* BEGIN MATERIAL PROVIDED *
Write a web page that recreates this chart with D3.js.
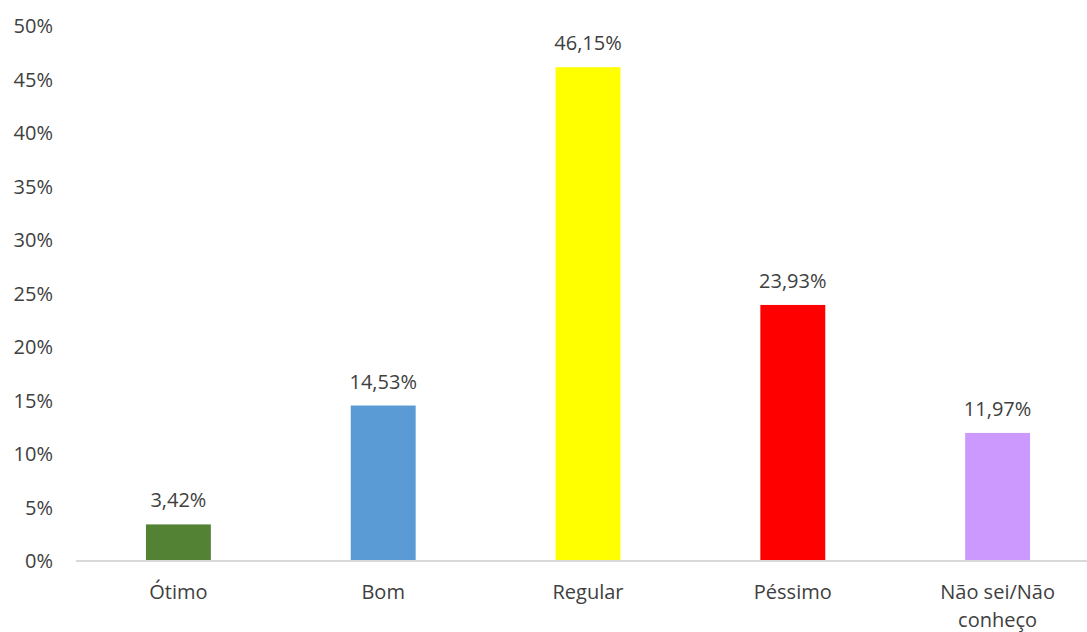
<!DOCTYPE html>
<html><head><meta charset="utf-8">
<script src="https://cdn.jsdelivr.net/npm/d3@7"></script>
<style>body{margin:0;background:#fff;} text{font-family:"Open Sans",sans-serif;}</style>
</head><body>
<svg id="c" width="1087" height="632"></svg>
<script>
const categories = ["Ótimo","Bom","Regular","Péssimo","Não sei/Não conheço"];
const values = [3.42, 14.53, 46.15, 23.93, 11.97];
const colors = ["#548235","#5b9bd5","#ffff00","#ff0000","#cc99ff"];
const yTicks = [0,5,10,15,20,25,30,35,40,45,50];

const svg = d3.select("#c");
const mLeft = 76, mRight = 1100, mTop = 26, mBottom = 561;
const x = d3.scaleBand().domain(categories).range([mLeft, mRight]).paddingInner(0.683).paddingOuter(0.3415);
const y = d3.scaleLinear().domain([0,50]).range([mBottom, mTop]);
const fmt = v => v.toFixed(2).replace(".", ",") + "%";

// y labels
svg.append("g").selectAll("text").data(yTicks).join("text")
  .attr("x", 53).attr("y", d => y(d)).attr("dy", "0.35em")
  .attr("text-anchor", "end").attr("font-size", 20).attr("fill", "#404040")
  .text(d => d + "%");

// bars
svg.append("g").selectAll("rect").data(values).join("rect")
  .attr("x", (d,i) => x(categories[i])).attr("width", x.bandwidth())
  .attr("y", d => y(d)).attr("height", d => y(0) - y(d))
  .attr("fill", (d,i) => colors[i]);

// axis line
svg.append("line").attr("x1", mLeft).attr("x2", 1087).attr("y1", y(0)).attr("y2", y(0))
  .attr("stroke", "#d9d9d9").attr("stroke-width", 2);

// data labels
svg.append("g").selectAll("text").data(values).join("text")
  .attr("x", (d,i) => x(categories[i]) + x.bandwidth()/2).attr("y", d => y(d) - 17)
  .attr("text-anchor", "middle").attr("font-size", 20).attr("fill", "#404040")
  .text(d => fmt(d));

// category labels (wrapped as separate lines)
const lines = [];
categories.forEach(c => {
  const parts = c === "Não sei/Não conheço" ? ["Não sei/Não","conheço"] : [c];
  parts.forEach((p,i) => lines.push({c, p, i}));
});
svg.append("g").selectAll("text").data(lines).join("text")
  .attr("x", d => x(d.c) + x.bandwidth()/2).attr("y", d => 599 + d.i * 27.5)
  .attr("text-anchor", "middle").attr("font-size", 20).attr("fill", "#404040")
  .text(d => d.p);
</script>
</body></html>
* END MATERIAL PROVIDED *
- GIVEN INSTRUCTION -
Output each line exactly; omit every picture.

- EXERCISE RESULT -
Write a web page that recreates this chart with D3.js.
<!DOCTYPE html>
<html><head><meta charset="utf-8">
<script src="https://cdn.jsdelivr.net/npm/d3@7"></script>
<style>body{margin:0;background:#fff;} text{font-family:"Open Sans",sans-serif;}</style>
</head><body>
<svg id="c" width="1087" height="632"></svg>
<script>
const categories = ["Ótimo","Bom","Regular","Péssimo","Não sei/Não conheço"];
const values = [3.42, 14.53, 46.15, 23.93, 11.97];
const colors = ["#548235","#5b9bd5","#ffff00","#ff0000","#cc99ff"];
const yTicks = [0,5,10,15,20,25,30,35,40,45,50];

const svg = d3.select("#c");
const mLeft = 76, mRight = 1100, mTop = 26, mBottom = 561;
const x = d3.scaleBand().domain(categories).range([mLeft, mRight]).paddingInner(0.683).paddingOuter(0.3415);
const y = d3.scaleLinear().domain([0,50]).range([mBottom, mTop]);
const fmt = v => v.toFixed(2).replace(".", ",") + "%";

// y labels
svg.append("g").selectAll("text").data(yTicks).join("text")
  .attr("x", 53).attr("y", d => y(d)).attr("dy", "0.35em")
  .attr("text-anchor", "end").attr("font-size", 20).attr("fill", "#404040")
  .text(d => d + "%");

// bars
svg.append("g").selectAll("rect").data(values).join("rect")
  .attr("x", (d,i) => x(categories[i])).attr("width", x.bandwidth())
  .attr("y", d => y(d)).attr("height", d => y(0) - y(d))
  .attr("fill", (d,i) => colors[i]);

// axis line
svg.append("line").attr("x1", mLeft).attr("x2", 1087).attr("y1", y(0)).attr("y2", y(0))
  .attr("stroke", "#d9d9d9").attr("stroke-width", 2);

// data labels
svg.append("g").selectAll("text").data(values).join("text")
  .attr("x", (d,i) => x(categories[i]) + x.bandwidth()/2).attr("y", d => y(d) - 17)
  .attr("text-anchor", "middle").attr("font-size", 20).attr("fill", "#404040")
  .text(d => fmt(d));

// category labels (wrapped as separate lines)
const lines = [];
categories.forEach(c => {
  const parts = c === "Não sei/Não conheço" ? ["Não sei/Não","conheço"] : [c];
  parts.forEach((p,i) => lines.push({c, p, i}));
});
svg.append("g").selectAll("text").data(lines).join("text")
  .attr("x", d => x(d.c) + x.bandwidth()/2).attr("y", d => 599 + d.i * 27.5)
  .attr("text-anchor", "middle").attr("font-size", 20).attr("fill", "#404040")
  .text(d => d.p);
</script>
</body></html>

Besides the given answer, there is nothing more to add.